Really, unless you know the bristles on any two brushes come from the same animal and were processed identically, you're starting off handicapped. To compound that, I'd assume anybody doing this "for fun" is going to use old brushes, and not buy new ones just for this. As such, the history of the brush would impact the bristles' ability to absorb/dry from one brush to the next. At a really drilled-down level of detail, you can't get exactly duplicated test beds.
The only way to do this right is going to start with somebody going out and shavin' their own hog.
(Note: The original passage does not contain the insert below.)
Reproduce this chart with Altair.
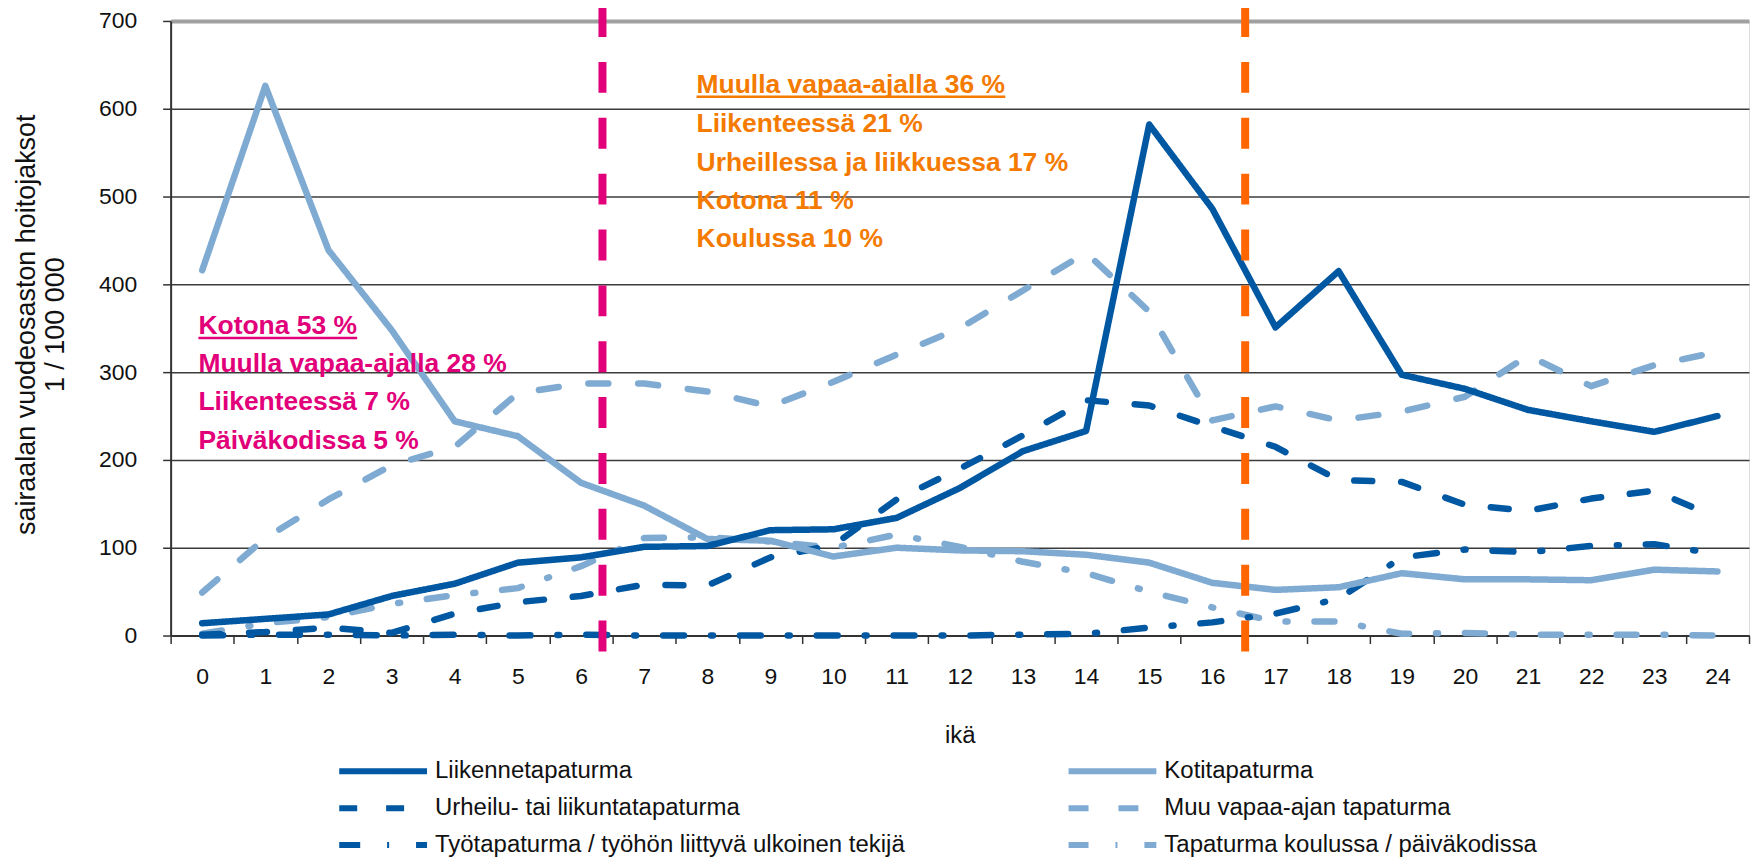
import altair as alt
import pandas as pd

# ---------------- data ----------------
ages = list(range(25))
series_names = [
    "Liikennetapaturma",
    "Kotitapaturma",
    "Urheilu- tai liikuntatapaturma",
    "Muu vapaa-ajan tapaturma",
    "Työtapaturma / työhön liittyvä ulkoinen tekijä",
    "Tapaturma koulussa / päiväkodissa",
]
liikenne = [14, 19, 24, 45, 59, 83, 89, 101, 102, 120, 121, 134, 168, 210, 233, 582, 486, 351, 415, 297, 281, 257, 244, 232, 250]
koti = [416, 626, 439, 348, 244, 227, 174, 148, 110, 108, 90, 100, 97, 96, 92, 83, 60, 52, 55, 71, 64, 64, 63, 75, 73]
urheilu = [1, 4, 9, 3, 25, 38, 45, 58, 57, 89, 103, 155, 190, 228, 268, 262, 238, 215, 177, 175, 149, 142, 156, 165, 134]
muu = [49, 111, 155, 194, 215, 276, 287, 287, 278, 261, 289, 320, 350, 393, 436, 369, 245, 261, 245, 255, 272, 319, 284, 308, 323]
tyo = [0, 1, 1, 0, 1, 0, 1, 0, 0, 0, 0, 0, 0, 1, 2, 9, 15, 25, 42, 89, 98, 95, 102, 104, 93]
koulu = [2, 14, 21, 36, 46, 54, 79, 111, 112, 107, 100, 115, 101, 84, 71, 50, 32, 16, 16, 2, 3, 1, 1, 1, 0]

y_ticks = [0, 100, 200, 300, 400, 500, 600, 700]

magenta_lines = ["Kotona 53 %", "Muulla vapaa-ajalla 28 %", "Liikenteessä 7 %", "Päiväkodissa 5 %"]
orange_lines = ["Muulla vapaa-ajalla 36 %", "Liikenteessä 21 %", "Urheillessa ja liikkuessa 17 %",
                "Kotona 11 %", "Koulussa 10 %"]
divider_ages = [6.34, 16.52]

DARK = "#0057A2"
LIGHT = "#7FAAD2"
MAGENTA = "#E2007A"
ORANGE_LINE = "#FF6600"
ORANGE_TEXT = "#F47A00"
FONT = "Liberation Sans"

# ---------------- tables ----------------
draw_order = [5, 4, 3, 2, 1, 0]
values_by_series = [liikenne, koti, urheilu, muu, tyo, koulu]
rows = []
for k in draw_order:
    for a, v in zip(ages, values_by_series[k]):
        rows.append({"age": a, "value": v, "series": series_names[k]})
df = pd.DataFrame(rows)

vlines = pd.DataFrame({
    "x": divider_ages,
    "top": [717, 717],
    "bottom": [-19, -19],
    "c": [MAGENTA, ORANGE_LINE],
})

text_df = pd.DataFrame(
    [{"x": -0.06, "y": y, "t": t, "c": MAGENTA} for t, y in zip(magenta_lines, [343, 300, 257, 212.5])]
    + [{"x": 7.83, "y": y, "t": t, "c": ORANGE_TEXT} for t, y in zip(orange_lines, [617.5, 573.5, 529.5, 486, 442])]
)
underline_df = pd.DataFrame({
    "x": [-0.06, 7.83],
    "x2": [2.455, 12.72],
    "y": [339, 613.6],
    "c": [MAGENTA, ORANGE_TEXT],
})

W, H = 1582, 616
band = W / 25.0

x_scale = alt.Scale(domain=[-0.5, 24.5], nice=False, zero=False)
y_scale = alt.Scale(domain=[0, 700], nice=False, zero=False)

x_axis = alt.Axis(
    values=[i - 0.5 for i in range(26)],
    labelExpr="datum.value < 24 ? format(datum.value + 0.5, 'd') : ''",
    labelOffset=band / 2,
    labelOverlap=False,
    labelBound=False,
    labelFlush=False,
    grid=False,
    ticks=True,
    tickSize=8,
    tickWidth=1.5,
    tickColor="#333333",
    domainColor="#333333",
    domainWidth=2,
    labelFont=FONT,
    labelFontSize=23,
    labelColor="#111111",
    labelPadding=22,
    title="ikä",
    titleFont=FONT,
    titleFontSize=24,
    titleFontWeight="normal",
    titleColor="#111111",
    titleY=100,
    titleBaseline="middle",
)
y_axis = alt.Axis(
    values=y_ticks,
    grid=True,
    gridColor={"condition": {"test": "datum.value === 700", "value": "#A0A0A0"}, "value": "#3C3C3C"},
    gridWidth={"condition": {"test": "datum.value === 700", "value": 4}, "value": 1.5},
    ticks=True,
    tickSize=8,
    tickWidth=1.5,
    tickColor="#333333",
    domainColor="#333333",
    domainWidth=2,
    labelFont=FONT,
    labelFontSize=23,
    labelColor="#111111",
    labelPadding=26,
    title=["sairaalan vuodeosaston hoitojaksot", "1 / 100 000"],
    titleFont=FONT,
    titleFontSize=27,
    titleFontWeight="normal",
    titleColor="#111111",
    titleLineHeight=29,
    titleAngle=270,
    titleAlign="center",
    titleBaseline="middle",
    titleX=-144,
    titleY=H / 2 - 4,
)

legend = alt.Legend(
    orient="none",
    direction="horizontal",
    legendX=188,
    legendY=727,
    columns=2,
    symbolType="M-2,0H2",
    symbolSize=1936,
    symbolStrokeWidth=6,
    labelFont=FONT,
    labelFontSize=24,
    labelColor="#111111",
    labelLimit=1000,
    labelOffset=27,
    rowPadding=0,
    columnPadding=152,
    padding=0,
)

lines = alt.Chart(df).mark_line(strokeWidth=6.5, strokeCap="round", strokeJoin="round").encode(
    x=alt.X("age:Q", scale=x_scale, axis=x_axis),
    y=alt.Y("value:Q", scale=y_scale, axis=y_axis),
    color=alt.Color("series:N", title=None,
                    scale=alt.Scale(domain=series_names, range=[DARK, LIGHT, DARK, LIGHT, DARK, LIGHT]),
                    legend=legend),
    strokeDash=alt.StrokeDash("series:N", title=None,
                              scale=alt.Scale(domain=series_names,
                                              range=[[1, 0], [1, 0], [18, 29], [20, 30],
                                                     [21, 27, 2, 27], [20, 27, 2, 27]]),
                              legend=legend),
    order=alt.Order("age:Q"),
)

dividers = alt.Chart(vlines).mark_rule(strokeWidth=8, strokeDash=[31, 25]).encode(
    x=alt.X("x:Q", scale=x_scale),
    y=alt.Y("top:Q", scale=y_scale),
    y2="bottom:Q",
    color=alt.Color("c:N", scale=None),
)

texts = alt.Chart(text_df).mark_text(
    align="left", baseline="alphabetic", font=FONT, fontWeight="bold", fontSize=26.5
).encode(
    x=alt.X("x:Q", scale=x_scale),
    y=alt.Y("y:Q", scale=y_scale),
    text="t:N",
    color=alt.Color("c:N", scale=None),
)

underlines = alt.Chart(underline_df).mark_rule(strokeWidth=2.5).encode(
    x=alt.X("x:Q", scale=x_scale),
    x2="x2:Q",
    y=alt.Y("y:Q", scale=y_scale),
    color=alt.Color("c:N", scale=None),
)

chart = alt.layer(lines, dividers, underlines, texts).properties(
    width=W,
    height=H,
    autosize=alt.AutoSizeParams(type="none"),
    padding={"left": 163, "top": 12, "right": 4, "bottom": 222},
).configure_view(
    stroke="#A0A0A0", strokeWidth=4
).configure(background="white")

chart.save("out.html", embed_options={"renderer": "svg", "actions": False})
I would only use different brushes for comparing natural hair (boar) to synthetic hair. I should have made that clear. I wouldn't use two brushes of the same model. Also, I should have mentioned that I have a humidity and temperature monitor, so I'd put that nearby the brush and record the readings when I'd make the mass measurements. You might have a point about new versus old brushes. My synthetic brush is new, hardly used, and my boar brush is old, having been used for over ten months of nearly daily use, so it has a lot of bent and broken hairs. These are two very different setups. When coupled with "maximally wet" and "minimally wet" and hanging vs. standing at the start of drying, that would be a good test matrix of 2 * 2 * 2 = 8 combinations, I think. I'm not promising that I'll do these experiments, but I'm saying that I might do it, and if I do, this is how I'd do it.